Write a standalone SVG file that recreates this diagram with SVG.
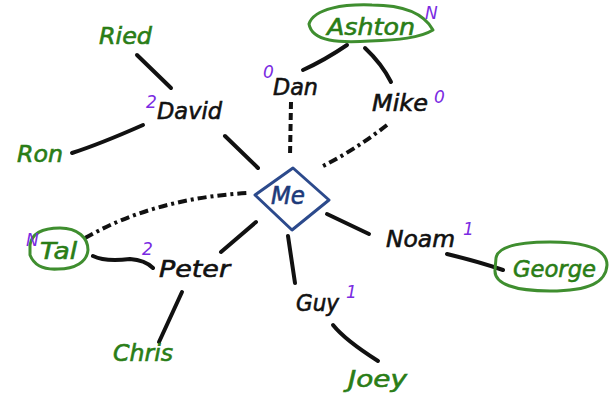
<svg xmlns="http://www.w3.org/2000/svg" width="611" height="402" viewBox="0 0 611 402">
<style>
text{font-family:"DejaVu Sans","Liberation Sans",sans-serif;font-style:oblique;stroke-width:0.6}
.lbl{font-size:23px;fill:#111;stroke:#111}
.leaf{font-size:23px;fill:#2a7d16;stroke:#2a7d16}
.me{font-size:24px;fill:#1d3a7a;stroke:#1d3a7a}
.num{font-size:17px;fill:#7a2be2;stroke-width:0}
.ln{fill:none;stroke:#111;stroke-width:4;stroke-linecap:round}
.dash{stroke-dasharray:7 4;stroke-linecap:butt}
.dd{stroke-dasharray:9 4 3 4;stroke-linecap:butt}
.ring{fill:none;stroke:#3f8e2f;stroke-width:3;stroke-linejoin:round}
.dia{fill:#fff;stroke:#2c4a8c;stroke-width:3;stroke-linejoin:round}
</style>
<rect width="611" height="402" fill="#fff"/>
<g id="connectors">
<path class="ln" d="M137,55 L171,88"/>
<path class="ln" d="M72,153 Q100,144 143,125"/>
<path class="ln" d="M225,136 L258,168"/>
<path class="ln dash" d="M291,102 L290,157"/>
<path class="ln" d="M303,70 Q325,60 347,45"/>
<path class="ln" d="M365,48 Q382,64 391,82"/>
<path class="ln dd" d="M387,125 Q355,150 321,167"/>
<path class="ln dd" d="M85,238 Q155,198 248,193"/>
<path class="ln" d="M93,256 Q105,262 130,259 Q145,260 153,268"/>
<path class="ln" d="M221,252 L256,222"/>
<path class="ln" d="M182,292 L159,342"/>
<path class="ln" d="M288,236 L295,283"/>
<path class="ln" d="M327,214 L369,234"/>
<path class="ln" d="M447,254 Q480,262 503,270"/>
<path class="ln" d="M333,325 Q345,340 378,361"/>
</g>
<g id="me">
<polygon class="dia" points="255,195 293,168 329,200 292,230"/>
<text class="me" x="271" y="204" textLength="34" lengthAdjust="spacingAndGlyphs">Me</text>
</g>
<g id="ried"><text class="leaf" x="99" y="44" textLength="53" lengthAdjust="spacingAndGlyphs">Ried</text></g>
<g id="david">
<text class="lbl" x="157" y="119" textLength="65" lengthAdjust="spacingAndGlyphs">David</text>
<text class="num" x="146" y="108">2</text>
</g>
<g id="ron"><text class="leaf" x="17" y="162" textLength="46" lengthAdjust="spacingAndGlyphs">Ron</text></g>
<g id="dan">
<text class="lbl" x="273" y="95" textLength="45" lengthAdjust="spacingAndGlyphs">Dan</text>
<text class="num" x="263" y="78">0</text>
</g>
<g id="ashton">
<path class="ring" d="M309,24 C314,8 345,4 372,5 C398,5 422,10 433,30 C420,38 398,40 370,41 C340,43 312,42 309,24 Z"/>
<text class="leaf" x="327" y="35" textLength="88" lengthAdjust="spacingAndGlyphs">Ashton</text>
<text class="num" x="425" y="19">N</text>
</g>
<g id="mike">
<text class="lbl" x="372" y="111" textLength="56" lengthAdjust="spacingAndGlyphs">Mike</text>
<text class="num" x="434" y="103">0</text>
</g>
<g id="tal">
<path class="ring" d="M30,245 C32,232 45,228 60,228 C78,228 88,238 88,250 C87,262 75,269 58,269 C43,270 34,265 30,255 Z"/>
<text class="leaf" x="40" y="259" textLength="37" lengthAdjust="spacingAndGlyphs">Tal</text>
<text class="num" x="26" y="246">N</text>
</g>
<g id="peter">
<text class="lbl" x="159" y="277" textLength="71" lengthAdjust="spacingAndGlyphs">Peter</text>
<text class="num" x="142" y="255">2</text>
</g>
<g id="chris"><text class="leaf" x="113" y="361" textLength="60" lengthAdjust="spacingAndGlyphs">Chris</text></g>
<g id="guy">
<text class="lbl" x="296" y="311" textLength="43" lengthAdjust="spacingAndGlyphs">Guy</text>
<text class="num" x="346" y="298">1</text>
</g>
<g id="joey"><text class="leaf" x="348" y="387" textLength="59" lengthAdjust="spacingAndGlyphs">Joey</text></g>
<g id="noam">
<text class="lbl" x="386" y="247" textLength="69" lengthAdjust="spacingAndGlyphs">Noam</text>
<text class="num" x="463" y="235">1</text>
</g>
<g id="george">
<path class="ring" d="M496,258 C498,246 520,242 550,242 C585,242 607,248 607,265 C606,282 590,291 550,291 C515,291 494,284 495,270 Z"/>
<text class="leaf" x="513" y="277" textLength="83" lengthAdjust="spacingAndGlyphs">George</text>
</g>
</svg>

◆ ◆ ◆ ◆ ◆ ◆ ◆

**Problem details**
Skipping the pictures, transcribe each line above exactly as it appears.

**Output for this exercise**
Write a standalone SVG file that recreates this diagram with SVG.
<svg xmlns="http://www.w3.org/2000/svg" width="611" height="402" viewBox="0 0 611 402">
<style>
text{font-family:"DejaVu Sans","Liberation Sans",sans-serif;font-style:oblique;stroke-width:0.6}
.lbl{font-size:23px;fill:#111;stroke:#111}
.leaf{font-size:23px;fill:#2a7d16;stroke:#2a7d16}
.me{font-size:24px;fill:#1d3a7a;stroke:#1d3a7a}
.num{font-size:17px;fill:#7a2be2;stroke-width:0}
.ln{fill:none;stroke:#111;stroke-width:4;stroke-linecap:round}
.dash{stroke-dasharray:7 4;stroke-linecap:butt}
.dd{stroke-dasharray:9 4 3 4;stroke-linecap:butt}
.ring{fill:none;stroke:#3f8e2f;stroke-width:3;stroke-linejoin:round}
.dia{fill:#fff;stroke:#2c4a8c;stroke-width:3;stroke-linejoin:round}
</style>
<rect width="611" height="402" fill="#fff"/>
<g id="connectors">
<path class="ln" d="M137,55 L171,88"/>
<path class="ln" d="M72,153 Q100,144 143,125"/>
<path class="ln" d="M225,136 L258,168"/>
<path class="ln dash" d="M291,102 L290,157"/>
<path class="ln" d="M303,70 Q325,60 347,45"/>
<path class="ln" d="M365,48 Q382,64 391,82"/>
<path class="ln dd" d="M387,125 Q355,150 321,167"/>
<path class="ln dd" d="M85,238 Q155,198 248,193"/>
<path class="ln" d="M93,256 Q105,262 130,259 Q145,260 153,268"/>
<path class="ln" d="M221,252 L256,222"/>
<path class="ln" d="M182,292 L159,342"/>
<path class="ln" d="M288,236 L295,283"/>
<path class="ln" d="M327,214 L369,234"/>
<path class="ln" d="M447,254 Q480,262 503,270"/>
<path class="ln" d="M333,325 Q345,340 378,361"/>
</g>
<g id="me">
<polygon class="dia" points="255,195 293,168 329,200 292,230"/>
<text class="me" x="271" y="204" textLength="34" lengthAdjust="spacingAndGlyphs">Me</text>
</g>
<g id="ried"><text class="leaf" x="99" y="44" textLength="53" lengthAdjust="spacingAndGlyphs">Ried</text></g>
<g id="david">
<text class="lbl" x="157" y="119" textLength="65" lengthAdjust="spacingAndGlyphs">David</text>
<text class="num" x="146" y="108">2</text>
</g>
<g id="ron"><text class="leaf" x="17" y="162" textLength="46" lengthAdjust="spacingAndGlyphs">Ron</text></g>
<g id="dan">
<text class="lbl" x="273" y="95" textLength="45" lengthAdjust="spacingAndGlyphs">Dan</text>
<text class="num" x="263" y="78">0</text>
</g>
<g id="ashton">
<path class="ring" d="M309,24 C314,8 345,4 372,5 C398,5 422,10 433,30 C420,38 398,40 370,41 C340,43 312,42 309,24 Z"/>
<text class="leaf" x="327" y="35" textLength="88" lengthAdjust="spacingAndGlyphs">Ashton</text>
<text class="num" x="425" y="19">N</text>
</g>
<g id="mike">
<text class="lbl" x="372" y="111" textLength="56" lengthAdjust="spacingAndGlyphs">Mike</text>
<text class="num" x="434" y="103">0</text>
</g>
<g id="tal">
<path class="ring" d="M30,245 C32,232 45,228 60,228 C78,228 88,238 88,250 C87,262 75,269 58,269 C43,270 34,265 30,255 Z"/>
<text class="leaf" x="40" y="259" textLength="37" lengthAdjust="spacingAndGlyphs">Tal</text>
<text class="num" x="26" y="246">N</text>
</g>
<g id="peter">
<text class="lbl" x="159" y="277" textLength="71" lengthAdjust="spacingAndGlyphs">Peter</text>
<text class="num" x="142" y="255">2</text>
</g>
<g id="chris"><text class="leaf" x="113" y="361" textLength="60" lengthAdjust="spacingAndGlyphs">Chris</text></g>
<g id="guy">
<text class="lbl" x="296" y="311" textLength="43" lengthAdjust="spacingAndGlyphs">Guy</text>
<text class="num" x="346" y="298">1</text>
</g>
<g id="joey"><text class="leaf" x="348" y="387" textLength="59" lengthAdjust="spacingAndGlyphs">Joey</text></g>
<g id="noam">
<text class="lbl" x="386" y="247" textLength="69" lengthAdjust="spacingAndGlyphs">Noam</text>
<text class="num" x="463" y="235">1</text>
</g>
<g id="george">
<path class="ring" d="M496,258 C498,246 520,242 550,242 C585,242 607,248 607,265 C606,282 590,291 550,291 C515,291 494,284 495,270 Z"/>
<text class="leaf" x="513" y="277" textLength="83" lengthAdjust="spacingAndGlyphs">George</text>
</g>
</svg>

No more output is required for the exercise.